--- What is required ---
Reproduce the listing below exactly, beginning with its first line and ending with the line that holds "from matplotlib.ticker import FixedLocator"; pictures are not part of the copy.

--- Information supplied ---
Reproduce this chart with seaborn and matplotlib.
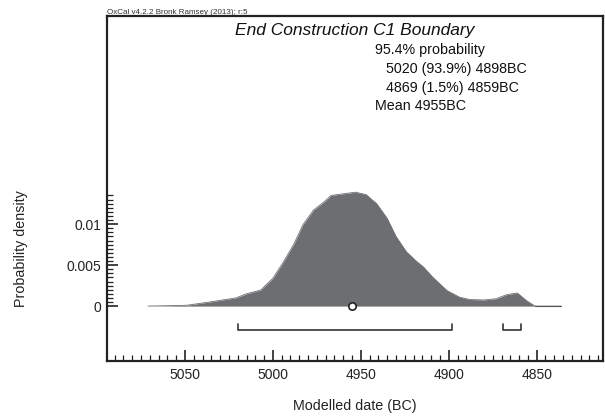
import numpy as np
import pandas as pd
import seaborn as sns
import matplotlib.pyplot as plt
from matplotlib.ticker import FixedLocator

# Posterior density of the boundary (years BC)
years = [5071, 5049, 5036, 5021, 5015, 5007, 5000, 4994, 4988, 4983, 4977,
         4971, 4967, 4960, 4953, 4947, 4941, 4935, 4930, 4924, 4918, 4914.5,
         4909, 4901, 4894, 4888, 4880, 4873, 4867, 4861, 4856, 4851, 4836]
density = [0, 0.0001, 0.0005, 0.001, 0.0015, 0.00195, 0.0034, 0.0054, 0.0076,
           0.0099, 0.0117, 0.0127, 0.0135, 0.0137, 0.0139, 0.0136, 0.0125,
           0.0107, 0.0085, 0.0066, 0.0054, 0.0048, 0.0035, 0.0019, 0.0011,
           0.0008, 0.00075, 0.0009, 0.0014, 0.0016, 0.0007, 0, 0]

# 95.4% ranges and mean
range_starts = [5020, 4869]
range_ends = [4898, 4859]
mean_year = 4955

title = 'End Construction C1 Boundary'
summary = ['95.4% probability', '5020 (93.9%) 4898BC', '4869 (1.5%) 4859BC', 'Mean 4955BC']

df = pd.DataFrame({'year': years, 'density': density})

sns.set_style('ticks')
plt.rcParams['font.family'] = ['Liberation Sans', 'DejaVu Sans']

W, H = 605, 416
fig = plt.figure(figsize=(W / 100, H / 100), dpi=100)
ax = fig.add_axes([106.7 / W, 1 - 361 / H, (603 - 106.7) / W, (361 - 16) / H])

gray = '#6d6e71'
ax.fill_between(df['year'], 0, df['density'], color=gray, linewidth=0)
sns.lineplot(data=df, x='year', y='density', ax=ax, color=gray, linewidth=0.6)
ax.plot([years[-2], years[-1]], [0, 0], color='#555555', linewidth=0.8)

# range brackets
yb = -0.00286
tick_h = 0.0007
for s, e in zip(range_starts, range_ends):
    ax.plot([s, s, e, e], [yb + tick_h, yb, yb, yb + tick_h], color='#333333', linewidth=1.2)

# mean marker
ax.scatter([mean_year], [0], s=28, facecolor='white', edgecolor='#222222', linewidth=1.2, zorder=5)

ax.set_xlim(5094.5, 4812.3)
ax.set_ylim(-0.0067, 0.0354)

ax.xaxis.set_major_locator(FixedLocator([5050, 5000, 4950, 4900, 4850]))
ax.xaxis.set_minor_locator(FixedLocator(np.arange(4815, 5095, 5)))
ax.yaxis.set_major_locator(FixedLocator([0, 0.005, 0.01]))
ax.yaxis.set_minor_locator(FixedLocator(np.arange(0, 0.0136, 0.0005)))
ax.set_yticklabels(['0', '0.005', '0.01'])
ax.set_xticklabels(['5050', '5000', '4950', '4900', '4850'])

ax.tick_params(axis='both', which='major', direction='in', length=8, width=1.2,
               colors='#222222', labelsize=10, labelcolor='#222222')
ax.tick_params(axis='both', which='minor', direction='in', length=4, width=0.9, colors='#222222')
ax.tick_params(axis='x', which='major', pad=5)
ax.tick_params(axis='y', which='major', pad=4)

for sp in ax.spines.values():
    sp.set_visible(True)
    sp.set_linewidth(1.6)
    sp.set_color('#222222')

ax.set_xlabel('')
ax.set_ylabel('')

def px(x, y):
    return x / W, 1 - y / H

fig.text(*px(354.8, 35), title, fontsize=12.5, style='italic', ha='center',
         va='baseline', color='#111111')
fig.text(*px(375, 54), summary[0], fontsize=10.3, va='baseline', color='#111111')
fig.text(*px(386, 72.7), summary[1], fontsize=10.3, va='baseline', color='#111111')
fig.text(*px(386, 91.7), summary[2], fontsize=10.3, va='baseline', color='#111111')
fig.text(*px(375, 110), summary[3], fontsize=10.3, va='baseline', color='#111111')

fig.text(*px(106.7, 14), 'OxCal v4.2.2 Bronk Ramsey (2013); r:5', fontsize=5.8,
         va='baseline', color='#333333')

fig.text(*px(355, 410), 'Modelled date (BC)', fontsize=10.3, ha='center',
         va='baseline', color='#222222')
fig.text(*px(21, 249), 'Probability density', fontsize=10.3, rotation=90,
         ha='center', va='center', color='#222222')

fig.savefig('out.png', dpi=100)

--- Reply to the task ---
Reproduce this chart with seaborn and matplotlib.
import numpy as np
import pandas as pd
import seaborn as sns
import matplotlib.pyplot as plt
from matplotlib.ticker import FixedLocator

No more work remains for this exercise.